Yes. They are prop pianos. I think everyone would know that. They're hollow so the male dancers' bodies can be inside the body of the pianos while their legs move them about. A massive undertaking, from both the dancers and also Warners' props department.
There was one man below each of these "pianos" bending over in a studio that was about 120 degrees. Busbie Berkeley was often known to take 25 + takes on these films. The men were known for just passing out one by one as the day went on from exhaustion.
Way cool! I pity the with pianos 'on their backs'- lol. Back when only the MOST talented people made it to the top. Now... well, Busby is probably spinning in his grave.
I'm not into musicals at all, but for some resaon YT keeps suggesting me to watch these clips, which are very impressive and technically amazing but, sorry, I can't help thinking every time "wow! they had to be really high on something to concieve these scenes!"
@@alantaylor6691 thank you, I actually wanted to change it, because it contains some gross language, but yt won't allow this, one has to create a new account
@@canalsoloparaverunvideodem8451 lol. If I start watching too many of these Busby Berkeley numbers I'll probably end up around the twist like you now are, right? To heck, I'm going for it.
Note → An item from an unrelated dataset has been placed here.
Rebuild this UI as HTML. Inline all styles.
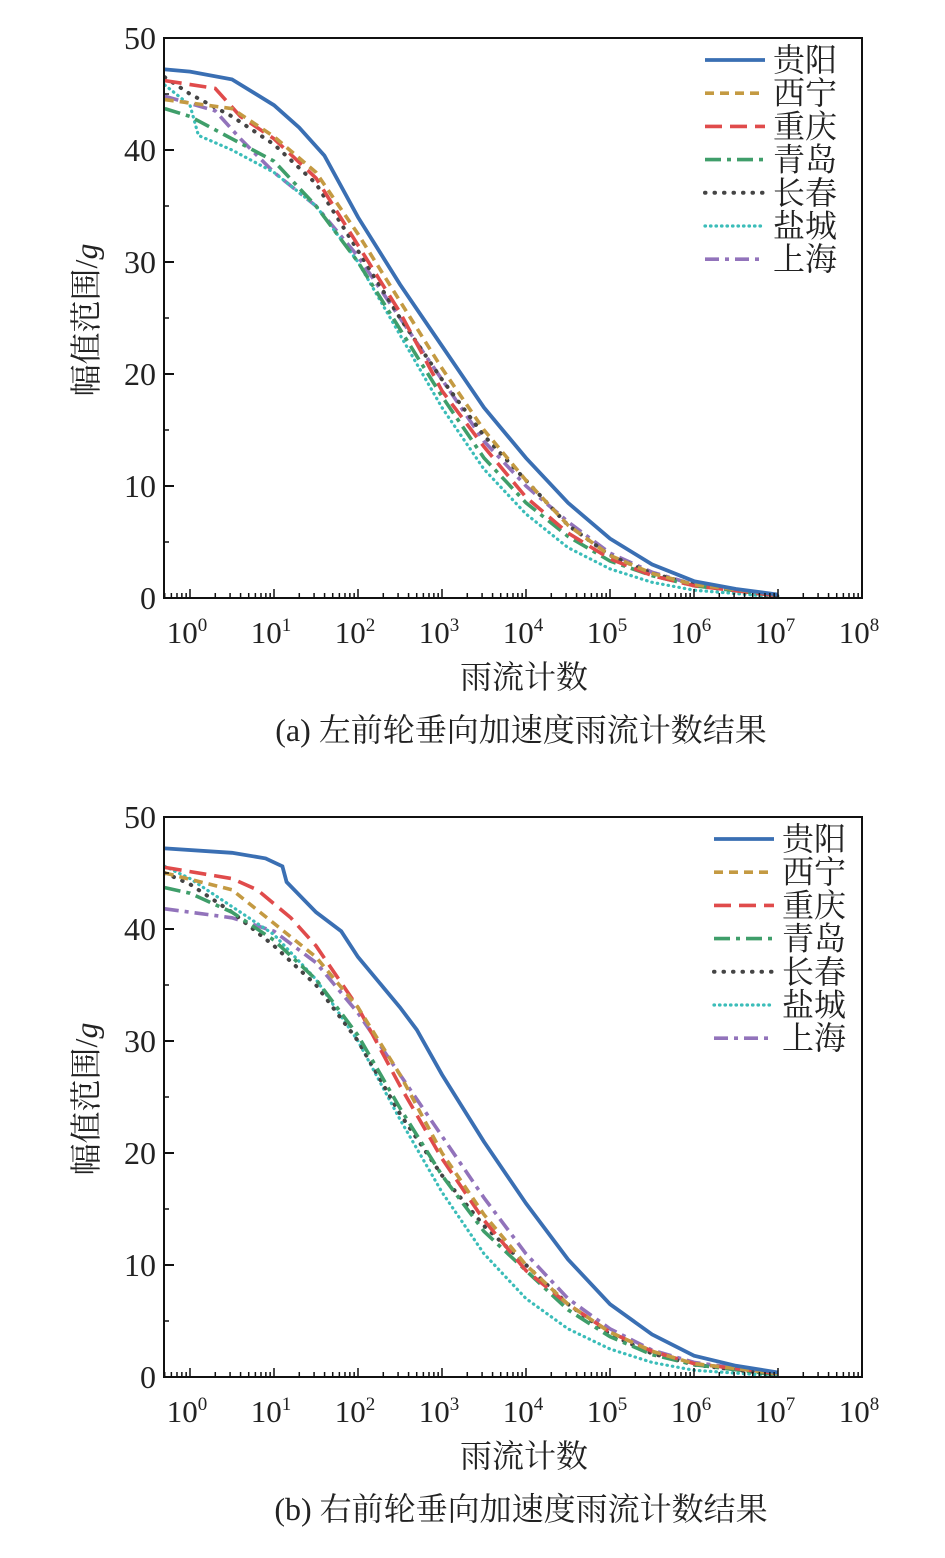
<!DOCTYPE html>
<html><head><meta charset="utf-8"><style>
body{margin:0;background:#fff}
svg text{font-family:"Liberation Serif","Noto Serif CJK SC",serif;fill:#222}
</style></head><body>
<svg id="s" width="945" height="1553" xmlns="http://www.w3.org/2000/svg"></svg>
<script>
const S=document.getElementById('s');let h='';
const styles=[
 ['#3a6fb3','',3.8],['#c49a42','9,6',3.6],['#e04b4b','17,8',3.6],['#3f9e6a','16,6,4,6',3.6],
 ['#444','0.5,9',4],['#3bbdb9','0.5,5',3.2],['#9273bb','14,6,4,6',3.6]];
const names=['贵阳','西宁','重庆','青岛','长春','盐城','上海'];
const A=[
 [[-0.3,47.2],[0,47],[0.5,46.3],[1,44],[1.3,42],[1.6,39.5],[2,34],[2.5,28],[3,22.5],[3.5,17],[4,12.5],[4.5,8.5],[5,5.3],[5.5,3],[6,1.5],[6.5,0.8],[7,0.3]],
 [[-0.3,44.5],[0.5,43.7],[1,41.2],[1.5,38],[2,32.5],[2.5,26.5],[3,20.5],[3.5,15],[4,10.5],[4.5,6.5],[5,3.8],[5.5,2.2],[6,1.2],[7,0.3]],
 [[-0.3,46.2],[0.3,45.5],[0.6,43],[1,41],[1.5,37.5],[2,31.5],[2.5,25.5],[3,18.5],[3.5,13.5],[4,9],[4.5,5.8],[5,3.5],[5.5,2],[6,1.1],[7,0.2]],
 [[-0.3,43.7],[0,43],[0.5,41],[1,39],[1.5,35],[2,30],[2.5,24],[3,18],[3.5,12.5],[4,8.5],[4.5,5.5],[5,3.3],[5.5,2],[6,1.1],[7,0.2]],
 [[-0.3,46.5],[0,45],[0.5,43],[1,40.5],[1.5,37],[2,31],[2.5,25],[3,19.5],[3.5,14.5],[4,10.5],[4.5,6.5],[5,3.8],[5.5,2.2],[6,1.2],[7,0.2]],
 [[-0.3,45.8],[0,44],[0.1,41.3],[0.5,40],[1,38],[1.5,35],[2,30],[2.5,23.5],[3,17],[3.5,11.5],[4,7.5],[4.5,4.5],[5,2.6],[5.5,1.4],[6,0.7],[7,0.1]],
 [[-0.3,44.8],[0.3,43.5],[0.6,41],[1,38],[1.5,35],[2,30.5],[2.5,25],[3,19.5],[3.5,14],[4,10],[4.5,6.8],[5,4],[5.5,2.3],[6,1.2],[7,0.2]]];
const B=[
 [[-0.3,47.2],[0.5,46.8],[0.9,46.3],[1.1,45.6],[1.15,44.2],[1.5,41.5],[1.8,39.8],[2,37.5],[2.5,33],[2.7,31],[3,27],[3.5,21],[4,15.5],[4.5,10.5],[5,6.5],[5.5,3.8],[6,1.9],[6.5,1],[7,0.4]],
 [[-0.3,45],[0.5,43.5],[1,40.5],[1.5,37.5],[2,33],[2.5,27],[3,20],[3.5,14.5],[4,10],[4.5,6.5],[5,4],[5.5,2.3],[6,1.2],[7,0.3]],
 [[-0.3,45.5],[0.5,44.5],[0.8,43.5],[1.2,41],[1.5,38.5],[2,33],[2.5,26],[3,19.5],[3.5,14],[4,9.5],[4.5,6.5],[5,4],[5.5,2.3],[6,1.2],[7,0.3]],
 [[-0.3,43.7],[0,43.2],[0.5,41.5],[1,39],[1.5,35.5],[2,30.5],[2.5,24],[3,18],[3.5,13],[4,9.5],[4.5,6],[5,3.6],[5.5,2],[6,1.1],[7,0.2]],
 [[-0.3,45],[0,44],[0.5,41.5],[1,38.5],[1.5,35],[2,30],[2.5,23.5],[3,18],[3.5,13.5],[4,10],[4.5,6.5],[5,3.8],[5.5,2.1],[6,1.1],[7,0.2]],
 [[-0.3,45.6],[0,44.5],[0.5,42],[1,39.5],[1.5,35.5],[2,30],[2.5,23],[3,16.5],[3.5,11],[4,7],[4.5,4.3],[5,2.5],[5.5,1.3],[6,0.6],[7,0.1]],
 [[-0.3,41.8],[0.5,41],[1,39.8],[1.5,37],[2,32.5],[2.5,27],[3,21.5],[3.5,16],[4,11],[4.5,7],[5,4.3],[5.5,2.4],[6,1.3],[7,0.3]]];
function cap(i){return i==4||i==5?'round':'butt';}
function chart(top,data,lx,capt){
 const bot=top+560,L=164,R=862;const X=d=>190+84*d,Y=v=>bot-v*11.2;
 h+=`<clipPath id="c${top}"><rect x="${L}" y="${top}" width="${R-L}" height="560"/></clipPath>`;
 for(let i=6;i>=0;i--){const st=styles[i];
  h+=`<polyline clip-path="url(#c${top})" fill="none" stroke="${st[0]}" stroke-width="${st[2]}" stroke-dasharray="${st[1]}" stroke-linecap="${cap(i)}" points="${data[i].map(p=>X(p[0]).toFixed(1)+','+Y(p[1]).toFixed(1)).join(' ')}"/>`;}
 h+=`<rect x="${L}" y="${top}" width="${R-L}" height="560" fill="none" stroke="#111" stroke-width="2"/>`;
 for(let v=0;v<=50;v+=10){const y=Y(v);h+=`<line x1="${L}" x2="${L+10}" y1="${y}" y2="${y}" stroke="#111" stroke-width="2"/><text x="${L-8}" y="${y+11}" font-size="32" text-anchor="end">${v}</text>`;
  if(v<50)h+=`<line x1="${L}" x2="${L+5}" y1="${y-56}" y2="${y-56}" stroke="#111" stroke-width="1.5"/>`;}
 for(let d=-1;d<=8;d++){for(let k=1;k<10;k++){const x=X(d+Math.log10(k));if(x<L||x>R)continue;
  h+=`<line x1="${x}" x2="${x}" y1="${bot}" y2="${bot-(k==1?9:5)}" stroke="#111" stroke-width="1.5"/>`;}
  if(d>=0)h+=`<text x="${X(d)-3}" y="${bot+45}" font-size="31" text-anchor="middle">10<tspan dy="-12" font-size="19">${d}</tspan></text>`;}
 h+=`<text x="524" y="${bot+90}" font-size="32" text-anchor="middle">雨流计数</text>`;
 h+=`<text x="521" y="${bot+143}" font-size="32" text-anchor="middle">${capt}</text>`;
 h+=`<text transform="translate(97,${top+282}) rotate(-90)" font-size="32" text-anchor="middle">幅值范围/<tspan font-style="italic">g</tspan></text>`;
 for(let i=0;i<7;i++){const y=top+22+33.2*i,st=styles[i];
  h+=`<line x1="${lx}" x2="${lx+60}" y1="${y}" y2="${y}" stroke="${st[0]}" stroke-width="${st[2]}" stroke-dasharray="${st[1]}" stroke-linecap="${cap(i)}"/><text x="${lx+68}" y="${y+11}" font-size="32">${names[i]}</text>`;}
}
chart(38,A,705,'(a) 左前轮垂向加速度雨流计数结果');
chart(817,B,714,'(b) 右前轮垂向加速度雨流计数结果');
S.innerHTML=h;
</script>
</body></html>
While I do appreciate movies made from every decade, it's sad to say that Hollywood had Soooo much money, during the Depression years and spent lavish amounts of money on their productions, while people from this country, called America, were starving, or trying to make ends meet! How many people in Hollywood, answered the call?! Just My Opinion... I do love these movies, but behind the scenes, is something else!